We know that some of the birthparents we work with may have appeared on occasion before your fellow jurists in the Bexar County criminal court system or have had custody of their other children terminated in the Children’s Courts due to CPS involvement, but we want you to know that in no way reduces nor negates the magnitude of their voluntary choices on their baby’s behalf. It takes an enormous amount of courage and selflessness to sacrifice one’s own welfare on behalf of a child, and we hope, Your Honor, that you share our respect for them– whether or not you should ever cross paths.
The Adoption Hearing
The clients most judges do meet are our adopting parents, who must appear in court personally after the child being adopted has resided with them for 6-18 months. This is an exciting day for our adoptive families, and most judges tell us they enjoy these hearings, too, since it’s one of the few proceedings that civil court judges hear in which nobody is fighting over anything. More and more adoptive families are hiring special “A-Day” photographers to document the proceedings, and the local judiciary is usually more than happy to pose for photos with our clients, especially when copies of those photos get sent to the judge afterwards. Many of our local judges have private bulletin boards in their chambers with photos of the adoptions they’ve finalized, which touches our hearts.
The finalization proceedings are usually far more brief than adoptive parents expect. The adoptive couple gets put under oath, the agency attorney asks a few basic questions of them, the judge reviews the legal documents, and then after a question or two of his/her own, signs the order, making the adoptive couple the “official” and permanent parents of the child being adopted.
It’s that “question or two” that we would humbly ask you to consider, dear adoption judge. All too often, it seems that the judges are not certain what to say or how to say it, so many judges crack an awkward joke about “you know you can’t give (the child) back when it’s time to pay their car insurance, right?” or they say “there are no give-backs if this kid gets in trouble later on, you know that, right?” We understand that the judge is trying to put everyone at ease, but we always cringe at these quips, because the joke implies that some adopting parents’ commitment is conditional, which one surely hopes is not true after all this couple has gone through in order to adopt in the first place, and because all parents (whether by birth or adoption) still have the legal option of forfeiting their responsibilities– judicial admonition or not.
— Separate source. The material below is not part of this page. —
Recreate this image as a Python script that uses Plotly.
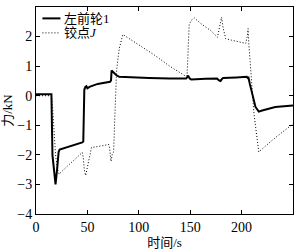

So Dear Adoption Judge, if you’re ever struggling to know what to say to the adoptive parents before you on this day that they will never ever forget, how about saying something instead like “I know you went through a lot to get to this day, and I hope this is just the beginning of a wonderful future for both of you and your child,” or “I order you to raise this child to become a happy, healthy citizen who will forever respect all of his parents and the sacrifices they’ve all made on his behalf” or “may your family’s commitment to each other’s needs always be as filled with the same kind of hope, love and joy that I see before me today.”
And again, Your Honor, we want you to know how sincerely we appreciate all you do to help make adoptions happen. We hope you know that the part you play (in our terminations as well as our adoptions) helps to secure the future of children who have no say in the matter, yet whose destiny is undoubtedly and forever shaped by your signature.
The truth is that agencies like Abrazo couldn’t do the work we do on behalf of children without your approval, Dear Adoption Judge, so we are grateful for your wisdom and your authority in making all of our adoptions possible, and we hope you know this.